▶ **What the task asks**: Drop every picture. Then return, exactly, the lines from the beginning of the listing below through the one containing "from matplotlib.ticker import".

########################################

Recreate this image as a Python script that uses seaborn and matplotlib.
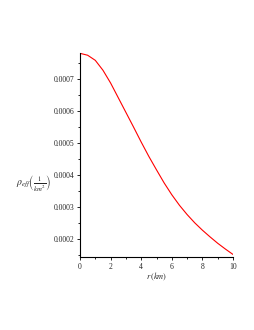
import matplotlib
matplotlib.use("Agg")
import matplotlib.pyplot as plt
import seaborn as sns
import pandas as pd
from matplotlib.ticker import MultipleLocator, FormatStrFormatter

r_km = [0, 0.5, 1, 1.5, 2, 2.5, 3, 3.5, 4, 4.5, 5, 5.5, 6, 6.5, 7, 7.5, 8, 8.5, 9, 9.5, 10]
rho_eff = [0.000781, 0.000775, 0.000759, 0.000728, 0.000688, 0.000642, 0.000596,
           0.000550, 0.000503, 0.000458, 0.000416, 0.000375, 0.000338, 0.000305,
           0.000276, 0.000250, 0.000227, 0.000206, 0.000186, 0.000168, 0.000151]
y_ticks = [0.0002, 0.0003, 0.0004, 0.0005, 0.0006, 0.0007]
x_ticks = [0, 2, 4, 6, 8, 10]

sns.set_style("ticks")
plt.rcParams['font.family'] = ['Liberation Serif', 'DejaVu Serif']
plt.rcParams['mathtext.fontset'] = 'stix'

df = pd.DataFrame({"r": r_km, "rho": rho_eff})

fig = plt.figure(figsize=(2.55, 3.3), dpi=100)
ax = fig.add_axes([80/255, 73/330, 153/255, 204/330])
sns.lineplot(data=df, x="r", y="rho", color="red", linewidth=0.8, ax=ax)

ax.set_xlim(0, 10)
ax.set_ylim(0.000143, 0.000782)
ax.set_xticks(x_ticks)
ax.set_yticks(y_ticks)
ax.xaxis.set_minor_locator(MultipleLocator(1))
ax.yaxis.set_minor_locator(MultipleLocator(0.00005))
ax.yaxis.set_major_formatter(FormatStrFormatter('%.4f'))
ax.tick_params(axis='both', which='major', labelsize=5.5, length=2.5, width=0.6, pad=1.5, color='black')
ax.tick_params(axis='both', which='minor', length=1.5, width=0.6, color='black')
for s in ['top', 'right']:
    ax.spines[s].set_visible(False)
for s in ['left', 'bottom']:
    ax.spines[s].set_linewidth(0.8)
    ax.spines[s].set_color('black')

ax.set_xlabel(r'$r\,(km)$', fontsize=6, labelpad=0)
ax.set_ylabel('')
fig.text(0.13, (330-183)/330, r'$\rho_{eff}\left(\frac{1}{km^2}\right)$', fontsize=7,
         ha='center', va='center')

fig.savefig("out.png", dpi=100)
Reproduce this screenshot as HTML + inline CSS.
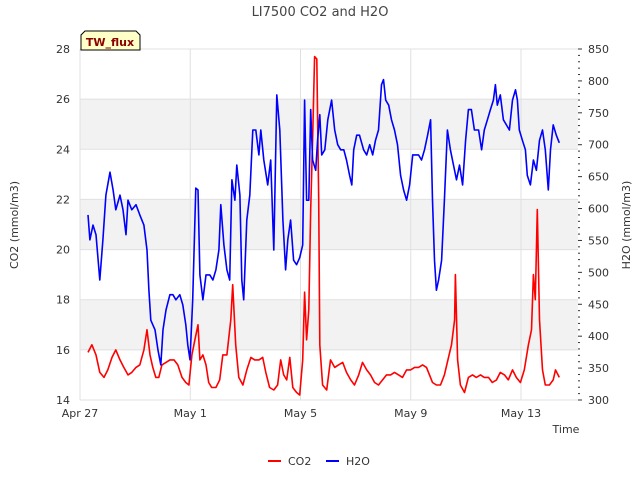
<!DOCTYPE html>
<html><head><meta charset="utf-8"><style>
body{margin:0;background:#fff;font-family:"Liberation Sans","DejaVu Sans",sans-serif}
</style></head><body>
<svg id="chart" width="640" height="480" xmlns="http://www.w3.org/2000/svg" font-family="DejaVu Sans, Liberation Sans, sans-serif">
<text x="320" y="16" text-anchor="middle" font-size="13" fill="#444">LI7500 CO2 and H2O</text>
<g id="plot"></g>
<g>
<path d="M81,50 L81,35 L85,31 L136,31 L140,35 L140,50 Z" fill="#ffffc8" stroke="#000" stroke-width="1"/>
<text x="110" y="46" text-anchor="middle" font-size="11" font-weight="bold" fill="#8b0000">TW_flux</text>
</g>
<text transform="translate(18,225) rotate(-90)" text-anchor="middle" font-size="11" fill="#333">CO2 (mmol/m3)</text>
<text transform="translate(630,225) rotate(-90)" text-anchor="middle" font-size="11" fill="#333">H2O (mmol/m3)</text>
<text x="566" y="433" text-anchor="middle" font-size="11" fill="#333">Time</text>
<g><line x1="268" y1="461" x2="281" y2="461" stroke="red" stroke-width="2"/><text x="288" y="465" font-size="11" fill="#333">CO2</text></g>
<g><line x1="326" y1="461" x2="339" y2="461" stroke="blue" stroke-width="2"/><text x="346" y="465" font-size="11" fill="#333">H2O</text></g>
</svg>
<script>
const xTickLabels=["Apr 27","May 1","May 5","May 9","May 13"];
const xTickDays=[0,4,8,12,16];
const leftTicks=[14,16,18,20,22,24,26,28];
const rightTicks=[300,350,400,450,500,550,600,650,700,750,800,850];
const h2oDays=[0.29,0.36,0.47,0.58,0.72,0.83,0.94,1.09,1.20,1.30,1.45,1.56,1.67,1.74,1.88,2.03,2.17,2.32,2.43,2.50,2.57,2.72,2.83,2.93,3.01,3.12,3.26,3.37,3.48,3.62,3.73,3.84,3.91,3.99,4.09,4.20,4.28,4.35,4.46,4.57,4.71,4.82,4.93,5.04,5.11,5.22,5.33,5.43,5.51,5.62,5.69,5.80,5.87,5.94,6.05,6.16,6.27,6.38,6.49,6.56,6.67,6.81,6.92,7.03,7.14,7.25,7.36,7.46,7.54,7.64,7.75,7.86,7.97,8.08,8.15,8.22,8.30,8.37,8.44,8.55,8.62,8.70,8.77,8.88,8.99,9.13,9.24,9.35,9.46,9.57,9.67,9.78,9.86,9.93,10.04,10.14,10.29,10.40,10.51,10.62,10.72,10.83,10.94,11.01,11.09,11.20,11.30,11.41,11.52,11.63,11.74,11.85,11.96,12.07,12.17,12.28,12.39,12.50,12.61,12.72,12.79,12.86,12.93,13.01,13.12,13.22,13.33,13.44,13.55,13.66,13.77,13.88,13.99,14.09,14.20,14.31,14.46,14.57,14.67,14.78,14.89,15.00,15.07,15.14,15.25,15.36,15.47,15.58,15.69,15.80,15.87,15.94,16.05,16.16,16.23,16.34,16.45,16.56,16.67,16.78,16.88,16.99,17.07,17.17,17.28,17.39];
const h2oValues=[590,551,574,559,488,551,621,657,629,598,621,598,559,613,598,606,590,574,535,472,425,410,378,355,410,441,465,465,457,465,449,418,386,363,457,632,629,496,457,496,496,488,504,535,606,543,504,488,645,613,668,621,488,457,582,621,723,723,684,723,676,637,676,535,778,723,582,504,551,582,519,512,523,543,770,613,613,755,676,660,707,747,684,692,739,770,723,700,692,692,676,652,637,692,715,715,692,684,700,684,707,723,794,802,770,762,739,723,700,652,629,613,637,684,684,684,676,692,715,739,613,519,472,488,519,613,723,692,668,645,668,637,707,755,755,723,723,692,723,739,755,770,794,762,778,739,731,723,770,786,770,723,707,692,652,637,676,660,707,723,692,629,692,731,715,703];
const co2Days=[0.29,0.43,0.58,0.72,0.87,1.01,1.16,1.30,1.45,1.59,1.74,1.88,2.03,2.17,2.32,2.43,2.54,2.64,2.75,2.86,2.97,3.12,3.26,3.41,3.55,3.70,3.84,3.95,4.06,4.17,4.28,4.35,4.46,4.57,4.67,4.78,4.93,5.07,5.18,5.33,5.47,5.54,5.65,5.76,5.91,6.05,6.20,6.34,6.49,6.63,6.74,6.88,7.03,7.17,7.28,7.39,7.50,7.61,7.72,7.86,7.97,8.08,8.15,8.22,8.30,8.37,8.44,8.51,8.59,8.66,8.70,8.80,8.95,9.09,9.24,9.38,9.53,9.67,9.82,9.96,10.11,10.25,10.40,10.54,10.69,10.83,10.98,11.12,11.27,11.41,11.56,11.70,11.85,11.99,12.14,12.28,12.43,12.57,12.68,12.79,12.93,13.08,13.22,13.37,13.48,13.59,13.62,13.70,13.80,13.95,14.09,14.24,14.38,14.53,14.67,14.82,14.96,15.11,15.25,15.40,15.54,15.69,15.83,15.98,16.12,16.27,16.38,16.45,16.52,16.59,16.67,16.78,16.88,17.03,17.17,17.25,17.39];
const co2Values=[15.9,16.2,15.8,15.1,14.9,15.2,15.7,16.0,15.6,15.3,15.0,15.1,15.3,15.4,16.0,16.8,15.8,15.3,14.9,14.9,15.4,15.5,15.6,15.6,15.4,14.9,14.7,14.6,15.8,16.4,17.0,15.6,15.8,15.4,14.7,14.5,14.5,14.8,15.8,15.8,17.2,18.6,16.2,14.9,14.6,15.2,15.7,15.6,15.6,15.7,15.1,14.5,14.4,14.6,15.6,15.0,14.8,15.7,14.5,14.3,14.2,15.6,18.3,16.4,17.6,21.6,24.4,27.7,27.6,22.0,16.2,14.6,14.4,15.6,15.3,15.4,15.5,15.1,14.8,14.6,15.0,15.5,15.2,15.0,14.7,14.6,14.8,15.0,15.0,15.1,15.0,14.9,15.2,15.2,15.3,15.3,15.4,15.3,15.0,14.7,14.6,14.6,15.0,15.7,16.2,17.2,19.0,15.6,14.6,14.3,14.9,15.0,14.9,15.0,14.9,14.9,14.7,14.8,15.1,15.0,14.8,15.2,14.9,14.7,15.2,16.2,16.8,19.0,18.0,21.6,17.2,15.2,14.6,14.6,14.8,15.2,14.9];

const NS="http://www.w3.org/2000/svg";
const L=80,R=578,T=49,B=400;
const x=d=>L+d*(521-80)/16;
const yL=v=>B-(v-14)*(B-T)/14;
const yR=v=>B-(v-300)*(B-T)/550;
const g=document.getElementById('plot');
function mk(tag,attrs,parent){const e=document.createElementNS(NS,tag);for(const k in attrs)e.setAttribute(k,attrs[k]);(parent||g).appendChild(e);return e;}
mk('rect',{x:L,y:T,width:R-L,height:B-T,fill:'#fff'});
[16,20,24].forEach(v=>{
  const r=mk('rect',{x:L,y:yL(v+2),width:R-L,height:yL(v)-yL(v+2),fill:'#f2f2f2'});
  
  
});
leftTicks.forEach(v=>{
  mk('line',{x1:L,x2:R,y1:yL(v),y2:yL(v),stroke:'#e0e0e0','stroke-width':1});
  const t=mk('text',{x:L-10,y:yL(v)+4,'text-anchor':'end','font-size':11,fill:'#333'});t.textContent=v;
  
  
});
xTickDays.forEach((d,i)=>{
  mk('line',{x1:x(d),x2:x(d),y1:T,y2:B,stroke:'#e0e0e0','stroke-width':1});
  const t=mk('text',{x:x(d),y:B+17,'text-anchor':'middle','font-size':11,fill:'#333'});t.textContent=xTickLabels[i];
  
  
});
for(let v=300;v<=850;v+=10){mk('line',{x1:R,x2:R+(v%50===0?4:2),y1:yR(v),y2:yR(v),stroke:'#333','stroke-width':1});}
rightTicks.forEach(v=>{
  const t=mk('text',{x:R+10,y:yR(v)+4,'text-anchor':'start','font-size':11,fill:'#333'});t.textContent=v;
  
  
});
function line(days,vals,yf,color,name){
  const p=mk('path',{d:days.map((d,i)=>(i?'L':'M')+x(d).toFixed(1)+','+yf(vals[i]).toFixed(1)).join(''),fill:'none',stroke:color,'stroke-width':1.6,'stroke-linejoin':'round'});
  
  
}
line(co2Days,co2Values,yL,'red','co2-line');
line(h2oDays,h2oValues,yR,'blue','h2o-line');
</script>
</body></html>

########################################

▶ **Solution**:
Recreate this image as a Python script that uses seaborn and matplotlib.
import matplotlib
matplotlib.use("Agg")
import matplotlib.pyplot as plt
import seaborn as sns
import pandas as pd
from matplotlib.ticker import MultipleLocator, FormatStrFormatter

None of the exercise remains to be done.